* Start *

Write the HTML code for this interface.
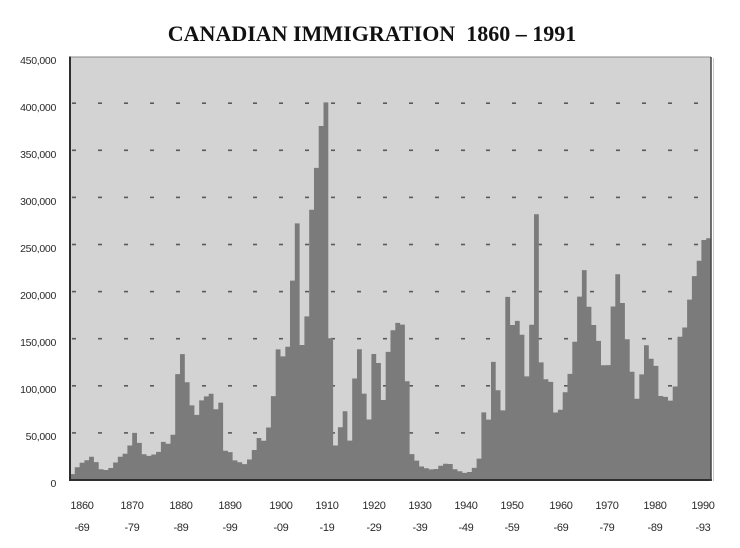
<!DOCTYPE html>
<html>
<head>
<meta charset="utf-8">
<style>
  html,body{margin:0;padding:0;background:#ffffff;}
  svg{display:block;}
  .yl{font-family:"Liberation Sans",sans-serif;font-size:10.5px;fill:#2a2a2a;text-anchor:end;letter-spacing:-0.3px;}
  .xl{font-family:"Liberation Sans",sans-serif;font-size:11px;fill:#2a2a2a;text-anchor:middle;letter-spacing:-0.3px;}
  .tt{font-family:"Liberation Serif",serif;font-size:22px;font-weight:bold;fill:#111;text-anchor:middle;}
</style>
</head>
<body>
<svg width="740" height="548" viewBox="0 0 740 548" xmlns="http://www.w3.org/2000/svg">
  <rect x="0" y="0" width="740" height="548" fill="#ffffff"/>
  <text class="tt" x="372" y="41">CANADIAN IMMIGRATION&#160;&#160;1860 – 1991</text>

  <!-- plot background -->
  <rect x="70" y="57" width="641" height="423" fill="#d3d3d3"/>

  <!-- grid dashes -->
  <g fill="#5a5a5a">
    <g id="row">
      <rect x="72" y="0" width="4" height="1.6"/><rect x="98" y="0" width="4" height="1.6"/>
      <rect x="124" y="0" width="4" height="1.6"/><rect x="150" y="0" width="4" height="1.6"/>
      <rect x="176" y="0" width="4" height="1.6"/><rect x="202" y="0" width="4" height="1.6"/>
      <rect x="228" y="0" width="4" height="1.6"/><rect x="253" y="0" width="4" height="1.6"/>
      <rect x="279" y="0" width="4" height="1.6"/><rect x="305" y="0" width="4" height="1.6"/>
      <rect x="331" y="0" width="4" height="1.6"/><rect x="357" y="0" width="4" height="1.6"/>
      <rect x="383" y="0" width="4" height="1.6"/><rect x="409" y="0" width="4" height="1.6"/>
      <rect x="435" y="0" width="4" height="1.6"/><rect x="461" y="0" width="4" height="1.6"/>
      <rect x="486" y="0" width="4" height="1.6"/><rect x="512" y="0" width="4" height="1.6"/>
      <rect x="538" y="0" width="4" height="1.6"/><rect x="564" y="0" width="4" height="1.6"/>
      <rect x="590" y="0" width="4" height="1.6"/><rect x="616" y="0" width="4" height="1.6"/>
      <rect x="642" y="0" width="4" height="1.6"/><rect x="668" y="0" width="4" height="1.6"/>
      <rect x="694" y="0" width="4" height="1.6"/>
    </g>
  </g>
  <g fill="#5a5a5a">
    <use href="#row" transform="translate(0,102.4)"/>
    <use href="#row" transform="translate(0,149.5)"/>
    <use href="#row" transform="translate(0,196.6)"/>
    <use href="#row" transform="translate(0,243.7)"/>
    <use href="#row" transform="translate(0,290.8)"/>
    <use href="#row" transform="translate(0,337.9)"/>
    <use href="#row" transform="translate(0,385.0)"/>
    <use href="#row" transform="translate(0,432.1)"/>
  </g>
  <!-- hide the template row at y=0 under white (it is at y 0..1.6) -->
  <rect x="60" y="0" width="660" height="3" fill="#ffffff"/>

  <!-- data -->
  <path fill="#7b7b7b" d="M70,480
V474.1 H74.8 V467.2 H79.6 V462.8 H84.4 V460.2 H89.1 V456.7 H93.9 V462.1 H98.7 V469.2 H103.5 V470.0 H108.3 V468.0 H113.1 V462.5 H117.8
V456.7 H122.6 V453.8 H127.4 V445.5 H132.2 V432.9 H137.0 V442.9 H141.8 V454.2 H146.5 V455.9 H151.3 V454.5 H156.1 V451.9 H160.9 V441.9 H165.7
V443.7 H170.5 V434.8 H175.2 V374.1 H180.0 V354.1 H184.8 V382.2 H189.6 V405.4 H194.4 V414.9 H199.2 V400.4 H203.9 V396.4 H208.7 V393.7 H213.5
V409.3 H218.3 V402.6 H223.1 V450.8 H227.9 V452.1 H232.6 V460.4 H237.4 V462.3 H242.2 V464.1 H247.0 V459.5 H251.8 V450.0 H256.6 V438.0 H261.3
V440.7 H266.1 V427.5 H270.9 V396.1 H275.7 V349.4 H280.5 V356.4 H285.3 V346.7 H290.0 V280.6 H294.8 V223.4 H299.6 V345.0 H304.4 V316.4 H309.2
V209.8 H314.0 V167.9 H318.7 V126.0 H323.5 V102.4 H328.3 V338.2 H333.1 V445.5 H337.9 V427.3 H342.7 V411.3 H347.4 V440.6 H352.2 V378.5 H357.0
V349.2 H361.8 V393.6 H366.6 V419.5 H371.4 V354.0 H376.2 V363.0 H380.9 V400.0 H385.7 V351.9 H390.5 V330.3 H395.3 V322.9 H400.1 V324.6 H404.9
V381.3 H409.6 V454.1 H414.4 V460.6 H419.2 V466.5 H424.0 V468.2 H428.8 V469.4 H433.6 V469.0 H438.3 V465.8 H443.1 V463.8 H447.9 V464.0 H452.7
V469.3 H457.5 V471.2 H462.3 V472.9 H467.0 V472.0 H471.8 V467.9 H476.6 V458.6 H481.4 V412.4 H486.2 V419.6 H491.0 V361.9 H495.7 V390.3 H500.5
V410.4 H505.3 V296.9 H510.1 V325.0 H514.9 V320.9 H519.7 V334.7 H524.4 V376.4 H529.2 V324.7 H534.0 V214.2 H538.8 V362.4 H543.6 V379.3 H548.4
V381.9 H553.2 V412.5 H557.9 V409.7 H562.7 V392.3 H567.5 V373.9 H572.3 V341.8 H577.1 V296.6 H581.9 V270.1 H586.6 V306.7 H591.4 V325.0 H596.2
V340.9 H601.0 V365.2 H605.8 V365.1 H610.6 V306.5 H615.3 V274.2 H620.1 V303.0 H624.9 V339.2 H629.7 V371.8 H634.5 V398.7 H639.3 V374.4 H644.0
V345.2 H648.8 V358.8 H653.6 V365.9 H658.4 V396.0 H663.2 V396.9 H668.0 V400.6 H672.7 V386.5 H677.5 V336.7 H682.3 V327.5 H687.1 V299.6 H691.9
V276.1 H696.7 V260.8 H701.4 V240.0 H706.2 V238.2 H711.0
V480 Z"/>

  <!-- frame -->
  <line x1="70" y1="57" x2="711" y2="57" stroke="#8a8a8a" stroke-width="1"/>
  <line x1="70" y1="56.5" x2="70" y2="481" stroke="#2e2e2e" stroke-width="2"/>
  <line x1="69" y1="480" x2="712" y2="480" stroke="#2e2e2e" stroke-width="2"/>
  <line x1="711" y1="57" x2="711" y2="481" stroke="#444" stroke-width="1.5"/>
  <line x1="713.5" y1="58" x2="713.5" y2="481" stroke="#c8c8c8" stroke-width="1"/>

  <!-- y labels -->
  <text class="yl" x="56" y="486.8">0</text>
  <text class="yl" x="56" y="439.8">50,000</text>
  <text class="yl" x="56" y="392.8">100,000</text>
  <text class="yl" x="56" y="345.8">150,000</text>
  <text class="yl" x="56" y="298.8">200,000</text>
  <text class="yl" x="56" y="251.8">250,000</text>
  <text class="yl" x="56" y="204.8">300,000</text>
  <text class="yl" x="56" y="157.8">350,000</text>
  <text class="yl" x="56" y="110.8">400,000</text>
  <text class="yl" x="56" y="63.8">450,000</text>

  <!-- x labels -->
  <text class="xl" x="82" y="509">1860</text>
  <text class="xl" x="132" y="509">1870</text>
  <text class="xl" x="181" y="509">1880</text>
  <text class="xl" x="230" y="509">1890</text>
  <text class="xl" x="281" y="509">1900</text>
  <text class="xl" x="327" y="509">1910</text>
  <text class="xl" x="374" y="509">1920</text>
  <text class="xl" x="420" y="509">1930</text>
  <text class="xl" x="466" y="509">1940</text>
  <text class="xl" x="512" y="509">1950</text>
  <text class="xl" x="561" y="509">1960</text>
  <text class="xl" x="607" y="509">1970</text>
  <text class="xl" x="655" y="509">1980</text>
  <text class="xl" x="703" y="509">1990</text>

  <text class="xl" x="82" y="531">-69</text>
  <text class="xl" x="132" y="531">-79</text>
  <text class="xl" x="181" y="531">-89</text>
  <text class="xl" x="230" y="531">-99</text>
  <text class="xl" x="281" y="531">-09</text>
  <text class="xl" x="327" y="531">-19</text>
  <text class="xl" x="374" y="531">-29</text>
  <text class="xl" x="420" y="531">-39</text>
  <text class="xl" x="466" y="531">-49</text>
  <text class="xl" x="512" y="531">-59</text>
  <text class="xl" x="561" y="531">-69</text>
  <text class="xl" x="607" y="531">-79</text>
  <text class="xl" x="655" y="531">-89</text>
  <text class="xl" x="703" y="531">-93</text>
</svg>
</body>
</html>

* End *

From the opening line of the listing above through the line bearing "IMMIGRATION&#160;&#160;1860 – 1991</text>", repeat each line exactly. Drop every picture.

Write the HTML code for this interface.
<!DOCTYPE html>
<html>
<head>
<meta charset="utf-8">
<style>
  html,body{margin:0;padding:0;background:#ffffff;}
  svg{display:block;}
  .yl{font-family:"Liberation Sans",sans-serif;font-size:10.5px;fill:#2a2a2a;text-anchor:end;letter-spacing:-0.3px;}
  .xl{font-family:"Liberation Sans",sans-serif;font-size:11px;fill:#2a2a2a;text-anchor:middle;letter-spacing:-0.3px;}
  .tt{font-family:"Liberation Serif",serif;font-size:22px;font-weight:bold;fill:#111;text-anchor:middle;}
</style>
</head>
<body>
<svg width="740" height="548" viewBox="0 0 740 548" xmlns="http://www.w3.org/2000/svg">
  <rect x="0" y="0" width="740" height="548" fill="#ffffff"/>
  <text class="tt" x="372" y="41">CANADIAN IMMIGRATION&#160;&#160;1860 – 1991</text>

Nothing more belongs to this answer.